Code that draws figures
──────

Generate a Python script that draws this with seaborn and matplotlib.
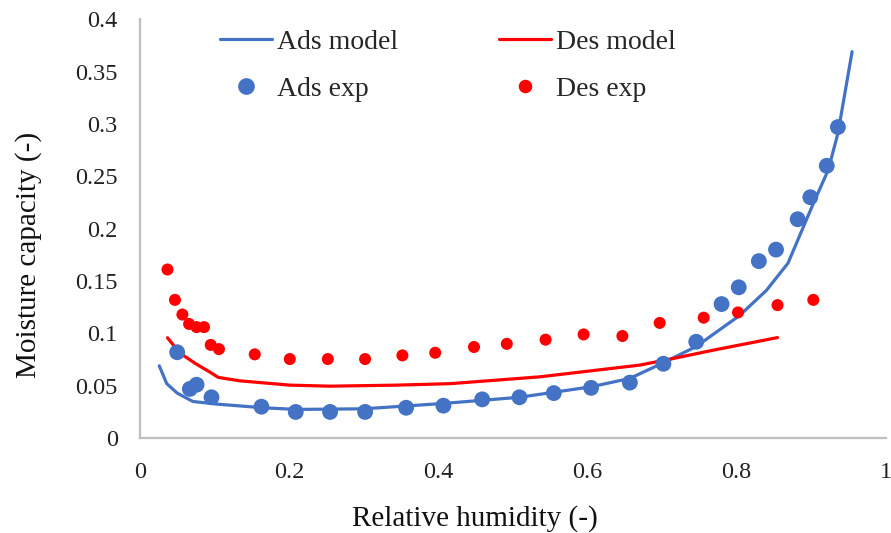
import matplotlib
matplotlib.use("Agg")
import matplotlib.pyplot as plt
import seaborn as sns
import pandas as pd
from matplotlib.lines import Line2D

# ---- data ----
ads_exp_x = [0.050, 0.067, 0.076, 0.096, 0.163, 0.209, 0.255, 0.302, 0.357, 0.407,
             0.459, 0.509, 0.555, 0.605, 0.657, 0.702, 0.746, 0.780, 0.803, 0.830,
             0.853, 0.882, 0.899, 0.921, 0.936]
ads_exp_y = [0.082, 0.047, 0.051, 0.039, 0.030, 0.025, 0.025, 0.025, 0.029, 0.031,
             0.037, 0.039, 0.043, 0.048, 0.053, 0.071, 0.092, 0.128, 0.144, 0.169,
             0.180, 0.209, 0.230, 0.260, 0.297]

des_exp_x = [0.037, 0.047, 0.057, 0.066, 0.076, 0.086, 0.095, 0.106, 0.154, 0.201,
             0.252, 0.302, 0.352, 0.396, 0.448, 0.492, 0.544, 0.595, 0.647, 0.697,
             0.756, 0.802, 0.855, 0.903]
des_exp_y = [0.161, 0.132, 0.118, 0.109, 0.106, 0.106, 0.089, 0.085, 0.080, 0.0755,
             0.0755, 0.0755, 0.079, 0.0815, 0.087, 0.090, 0.094, 0.099, 0.0975, 0.110,
             0.115, 0.120, 0.127, 0.132]

ads_model_x = [0.026, 0.036, 0.050, 0.071, 0.103, 0.165, 0.210, 0.300, 0.405, 0.509,
               0.605, 0.657, 0.702, 0.746, 0.804, 0.840, 0.869, 0.903, 0.923, 0.936, 0.955]
ads_model_y = [0.069, 0.052, 0.043, 0.035, 0.0325, 0.029, 0.0274, 0.028, 0.033, 0.039,
               0.049, 0.057, 0.072, 0.0875, 0.117, 0.141, 0.167, 0.224, 0.256, 0.291, 0.369]

des_model_x = [0.037, 0.054, 0.075, 0.094, 0.105, 0.134, 0.201, 0.255, 0.344, 0.416,
               0.536, 0.670, 0.715, 0.769, 0.855]
des_model_y = [0.0958, 0.081, 0.071, 0.063, 0.058, 0.0547, 0.0506, 0.0496, 0.0506, 0.052,
               0.0585, 0.0697, 0.076, 0.084, 0.096]

x_ticks = [0, 0.2, 0.4, 0.6, 0.8, 1]
x_tick_labels = ["0", "0.2", "0.4", "0.6", "0.8", "1"]
y_ticks = [0, 0.05, 0.1, 0.15, 0.2, 0.25, 0.3, 0.35, 0.4]
y_tick_labels = ["0", "0.05", "0.1", "0.15", "0.2", "0.25", "0.3", "0.35", "0.4"]

BLUE = "#4472C4"
RED = "#FF0000"

sns.set_style("white")
plt.rcParams["font.family"] = ["Liberation Serif", "DejaVu Serif"]

fig = plt.figure(figsize=(8.91, 5.33), dpi=100)
ax = fig.add_axes([0.157, 0.178, 0.837, 0.786])

ads_m = pd.DataFrame({"x": ads_model_x, "y": ads_model_y})
des_m = pd.DataFrame({"x": des_model_x, "y": des_model_y})
ads_e = pd.DataFrame({"x": ads_exp_x, "y": ads_exp_y})
des_e = pd.DataFrame({"x": des_exp_x, "y": des_exp_y})

sns.lineplot(data=ads_m, x="x", y="y", ax=ax, color=BLUE, linewidth=2.3, sort=False)
sns.lineplot(data=des_m, x="x", y="y", ax=ax, color=RED, linewidth=2.3, sort=False)
sns.scatterplot(data=ads_e, x="x", y="y", ax=ax, color=BLUE, s=130, edgecolor="none", zorder=3)
sns.scatterplot(data=des_e, x="x", y="y", ax=ax, color=RED, s=75, edgecolor="none", zorder=3)

ax.set_xlim(0, 1)
ax.set_ylim(0, 0.4)
ax.set_xticks(x_ticks)
ax.set_xticklabels(x_tick_labels)
ax.set_yticks(y_ticks)
ax.set_yticklabels(y_tick_labels)
ax.tick_params(axis="both", length=0, labelsize=17.5, colors="#222222")
ax.tick_params(axis="x", pad=17)
ax.tick_params(axis="y", pad=16)

for s in ["top", "right"]:
    ax.spines[s].set_visible(False)
for s in ["left", "bottom"]:
    ax.spines[s].set_color("#BFBFBF")
    ax.spines[s].set_linewidth(1.6)

ax.set_xlabel("Relative humidity (-)", fontsize=21, labelpad=16, color="#111111")
ax.set_ylabel("Moisture capacity (-)", fontsize=21, labelpad=24, color="#111111")
ax.xaxis.label.set_x(0.449)
ax.yaxis.label.set_y(0.437)

handles = [
    Line2D([], [], color=BLUE, linewidth=2.3),
    Line2D([], [], color=BLUE, marker="o", linestyle="none", markersize=11),
    Line2D([], [], color=RED, linewidth=2.3),
    Line2D([], [], color=RED, marker="o", linestyle="none", markersize=8.7),
]
labels = ["Ads model", "Ads exp", "Des model", "Des exp"]
leg = fig.legend(handles, labels, ncol=2, loc="upper left",
                 bbox_to_anchor=(0.2346, 0.966), borderaxespad=0, frameon=False,
                 fontsize=20, handlelength=1.87, handletextpad=0.18,
                 columnspacing=3.62, labelspacing=0.77)

fig.savefig("out.png", dpi=100)
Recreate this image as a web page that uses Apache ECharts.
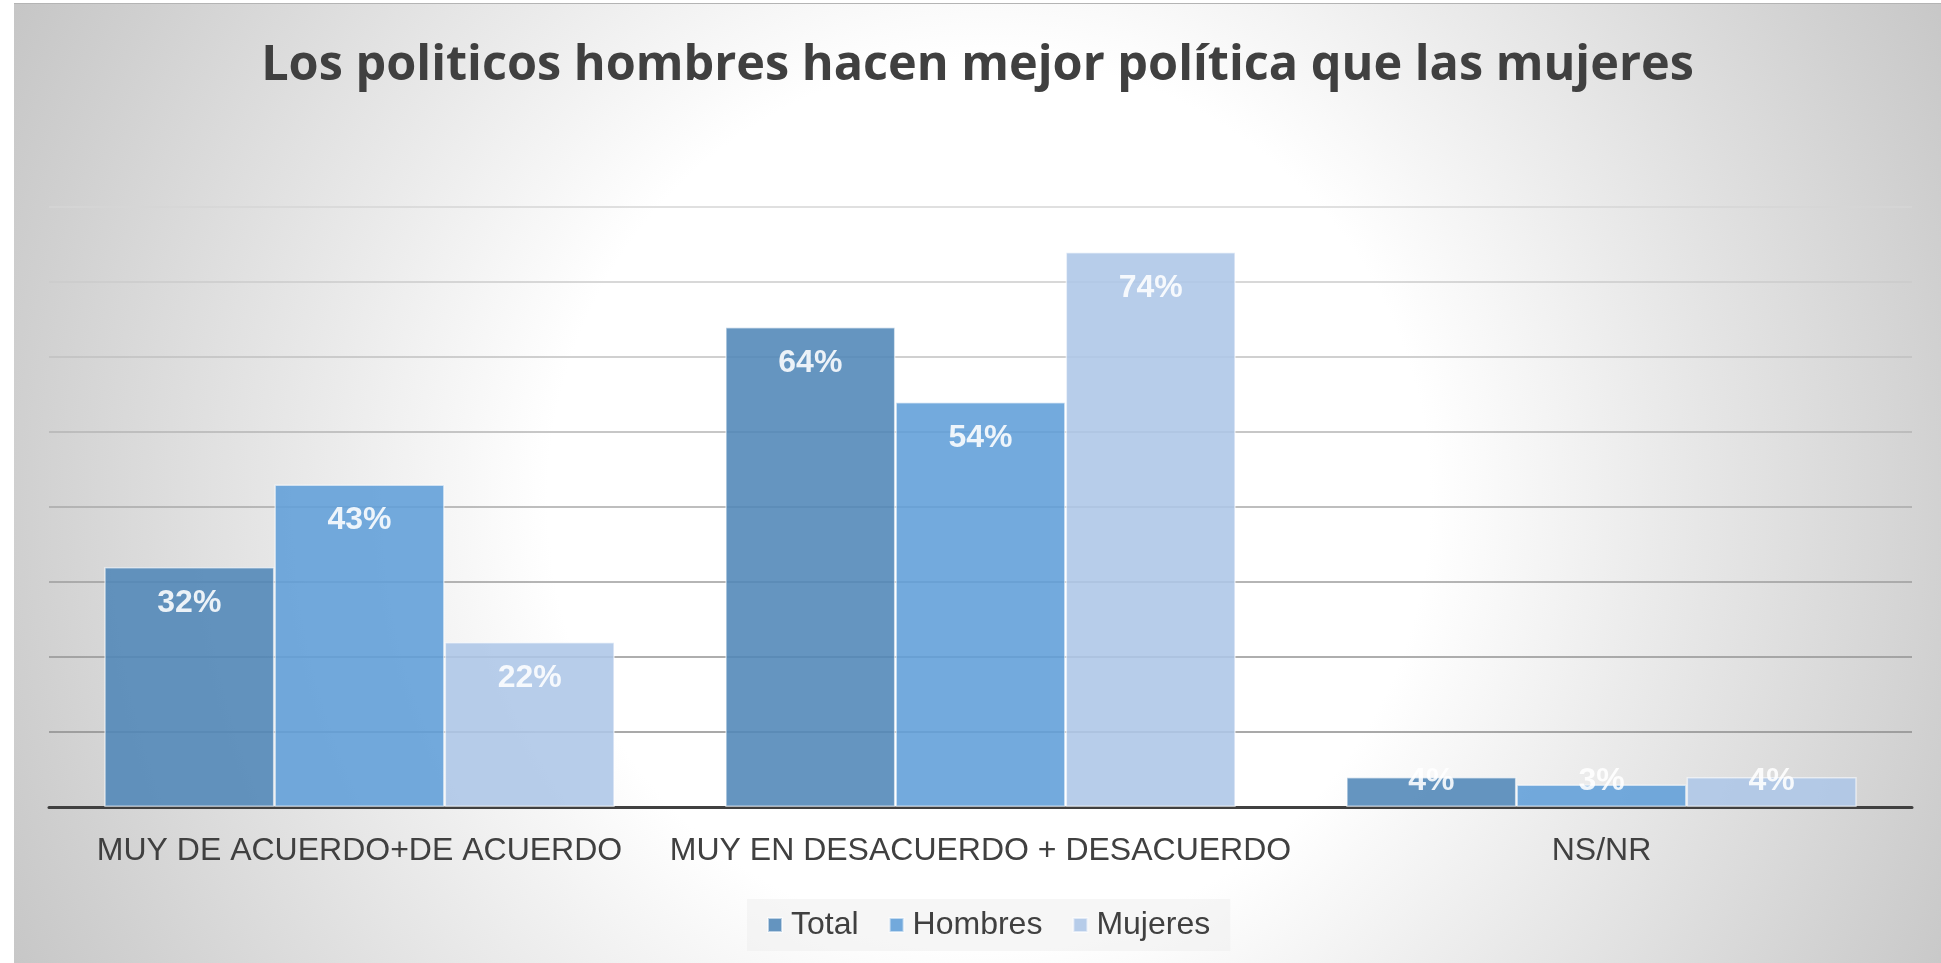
<!DOCTYPE html>
<html>
<head>
<meta charset="utf-8">
<script src="https://cdn.jsdelivr.net/npm/echarts@6/dist/echarts.min.js"></script>
<style>
  html, body { margin: 0; padding: 0; background: #ffffff; }
  #frame {
    position: absolute; left: 14px; top: 3px; width: 1927px; height: 960px;
    border-top: 1px solid #b4b4b4; box-sizing: border-box;
  }
  #chart { width: 100%; height: 100%; }
</style>
</head>
<body>
<div id="frame"><div id="chart"></div></div>
<script>
// Survey answers, in percent
const titleText = 'Los politicos hombres hacen mejor política que las mujeres';
const categories = ['MUY DE ACUERDO+DE ACUERDO', 'MUY EN DESACUERDO + DESACUERDO', 'NS/NR'];
const seriesNames = ['Total', 'Hombres', 'Mujeres'];
const totalValues = [32, 64, 4];
const hombresValues = [43, 54, 3];
const mujeresValues = [22, 74, 4];
const seriesColors = ['#5086b7', '#609ed8', '#adc6e7'];

// Gridlines fade toward the top of the plot (0 .. 80)
const gridColors = ['#808080', '#8c8c8c', '#939393', '#9c9c9c', '#a8a8a8', '#b4b4b4', '#c0c0c0', '#cbcbcb', '#d6d6d6'];

const valueSets = [totalValues, hombresValues, mujeresValues];

// Short bars carry their label just above the baseline instead of under the bar top
function toItems(values) {
  return values.map(v => v < 10
    ? { value: v, label: { position: 'insideBottom', distance: 10 } }
    : { value: v });
}

const chart = echarts.init(document.getElementById('chart'), null, { renderer: 'canvas' });

chart.setOption({
  // White core in the middle of the panel, greying toward the edges
  backgroundColor: {
    type: 'radial', x: 0.506, y: 0.517, r: 1.15,
    colorStops: [
      { offset: 0, color: '#ffffff' },
      { offset: 0.4, color: '#ffffff' },
      { offset: 0.6, color: '#ebebeb' },
      { offset: 0.88, color: '#d0d0d0' },
      { offset: 1, color: '#c5c5c5' }
    ]
  },
  animation: false,
  title: {
    text: titleText,
    left: 'center',
    top: 30,
    textStyle: {
      fontFamily: 'Open Sans', fontWeight: 'bold', fontSize: 48.6,
      color: '#404040', lineHeight: 54
    }
  },
  legend: {
    data: seriesNames,
    left: 733,
    top: 895,
    itemWidth: 14, itemHeight: 14, itemGap: 30,
    icon: 'rect',
    padding: [10, 20],
    backgroundColor: 'rgba(238,238,238,0.55)',
    textStyle: { fontFamily: 'Liberation Sans', fontSize: 32, color: '#404040', padding: [0, 0, 0, 4] }
  },
  grid: { left: 35, right: 29, top: 203, bottom: 156, containLabel: false },
  xAxis: {
    type: 'category',
    data: categories,
    axisLine: { lineStyle: { color: '#404040', width: 3 } },
    axisTick: { show: false },
    axisLabel: { interval: 0, fontFamily: 'Liberation Sans', fontSize: 32, color: '#404040', margin: 28 }
  },
  yAxis: {
    type: 'value',
    min: 0, max: 80, interval: 10,
    axisLine: { show: false },
    axisTick: { show: false },
    axisLabel: { show: false },
    splitLine: { lineStyle: { color: gridColors, width: 1.5 } }
  },
  series: seriesNames.map((name, i) => ({
    name: name,
    type: 'bar',
    data: toItems(valueSets[i]),
    barGap: '0%',
    barCategoryGap: '17.8%',
    itemStyle: {
      color: seriesColors[i],
      opacity: 0.88,
      borderColor: 'rgba(255,255,255,0.65)',
      borderWidth: 1.5
    },
    label: {
      show: true,
      position: 'insideTop',
      distance: 20,
      formatter: '{c}%',
      fontFamily: 'Liberation Sans', fontWeight: 'bold', fontSize: 32,
      color: '#ffffff'
    }
  }))
});
</script>
</body>
</html>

──────

#### [Short task]
Only lines belong in the copy: transcribe those from the start of the data through the line that contains "from matplotlib.lines import Line2D", and skip the pictures.

#### [Task response]
Generate a Python script that draws this with seaborn and matplotlib.
import matplotlib
matplotlib.use("Agg")
import matplotlib.pyplot as plt
import seaborn as sns
import pandas as pd
from matplotlib.lines import Line2D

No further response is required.